One wording trip-up: a circle is a flat, two-dimensional shape, so its “surface area” is simply its area — there is no separate formula. (If you’re picturing a ball, that’s a sphere, whose surface area is 4πr², four times the circle’s.) And the answer is always in squared units: measure in feet, get square feet.
How it’s calculated
A = πr², with π ≈ 3.14159 (JavaScript’s full-precision Math.PI). From a diameter the radius is d ÷ 2; from a circumference it is C ÷ (2π) — equivalent to A = πd²/4 and A = C²/(4π). Rounding only at display (2 decimals).
Results update as you type and are estimates, not professional advice — verify important decisions with a qualified professional.
Common mistakes
- Squaring the diameter in A = πr² — halve it first, or the area comes out 4× too big.

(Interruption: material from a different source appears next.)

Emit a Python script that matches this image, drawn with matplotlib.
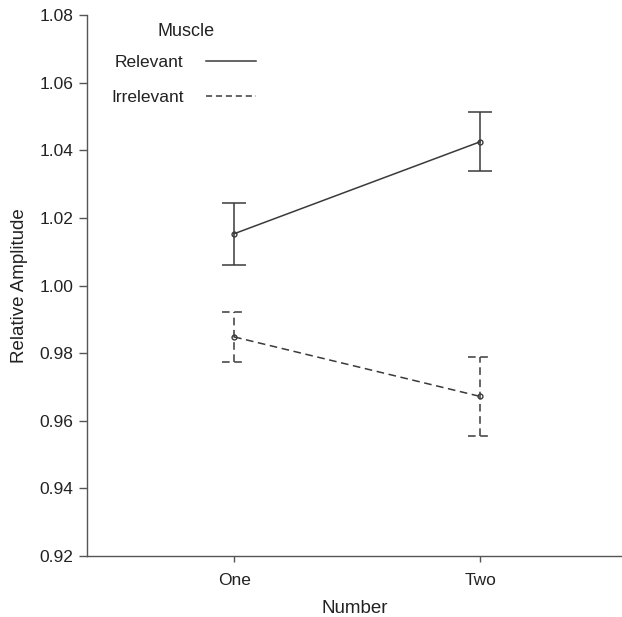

- Doubling instead of squaring — πr² means r × r, so r = 5 gives π × 25, not π × 10.
- Dropping the squared units — an area in ft² can't be compared with a length in ft.
Frequently asked questions
How do you find the area of a circle?
Square the radius and multiply by π: A = πr². For r = 5, that’s π × 25 ≈ 78.54.
What is the area of a circle with a 10 inch diameter?
Halve the diameter to get r = 5 in, then A = π × 5² ≈ 78.54 sq in.
What is the surface area of a circle?
For a flat circle it’s the same thing as its area, πr². The formula 4πr² applies to a sphere’s surface, not a circle.
How do I find the area from the circumference?
r = C ÷ (2π), then A = πr² — equivalently A = C² ÷ (4π). A circumference of 31.42 gives an area of about 78.56.
Why is the answer in square units?
Area counts how many unit squares fit inside the shape, so lengths in cm give areas in cm².